On a machine with this much RAM, the ratio knobs are too coarse, so I switched to the byte-denominated equivalents, which let you set an absolute figure that does not balloon with memory size:
# /etc/sysctl.d/30-writeback.conf
vm.dirty_background_bytes = 268435456 # 256 MiB
vm.dirty_bytes = 536870912 # 512 MiB
Setting the _bytes variants automatically zeroes out the corresponding _ratio values, which is the documented behaviour and exactly what you want here. Apply with sysctl -p /etc/sysctl.d/30-writeback.conf.
The effect was immediate. Dirty pages now hover in the low hundreds of megabytes and the flushers keep pace with the incoming stream.
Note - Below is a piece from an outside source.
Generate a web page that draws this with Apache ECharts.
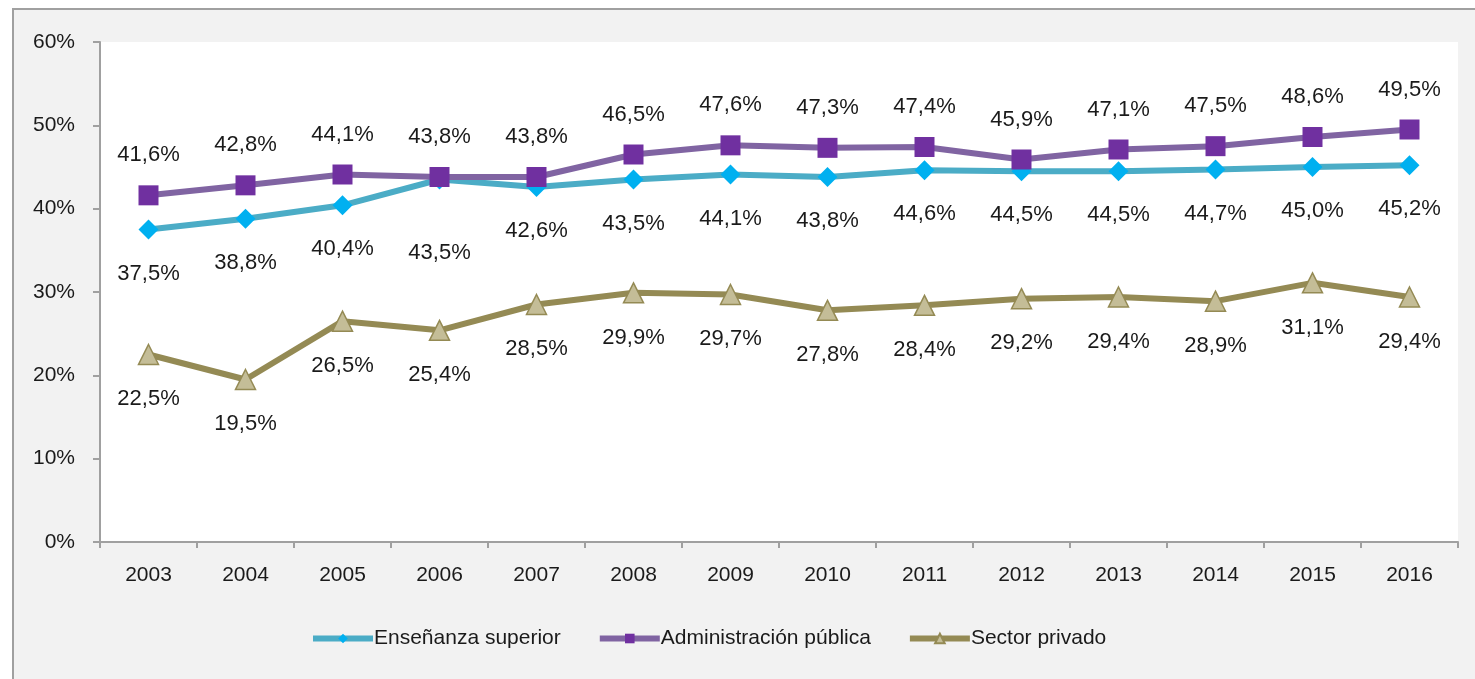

There is no longer a giant backlog to drain, so there is no longer a stall to drain it. The latency graph went from a heartbeat to a flat line.
the trade-off, stated honestly
This is not free and I would not apply it blindly everywhere. By forcing writeback to happen sooner, you give up some of the cache's ability to coalesce writes and absorb bursts. A workload that does a big batch write and then goes quiet might actually prefer the generous defaults, because it can take the whole burst into cache and dribble it out during the idle period that follows. You also expose yourself slightly more to the underlying disk's real throughput, because you are no longer hiding behind a 12 GB buffer.
The deciding question is the shape of your writes. Sustained, high-rate, continuous writes (logging, ingestion, anything streaming) benefit from small thresholds because the backlog never had a quiet period to drain into anyway. Bursty writes with idle gaps may genuinely want the big buffer.
For this box, the workload was relentless and the requirement was predictable latency, so trading a little peak throughput for the elimination of multi-second stalls was an easy call. Measure your own /proc/meminfo against your own latency before you copy these numbers. The principle travels; the exact figures belong to your machine.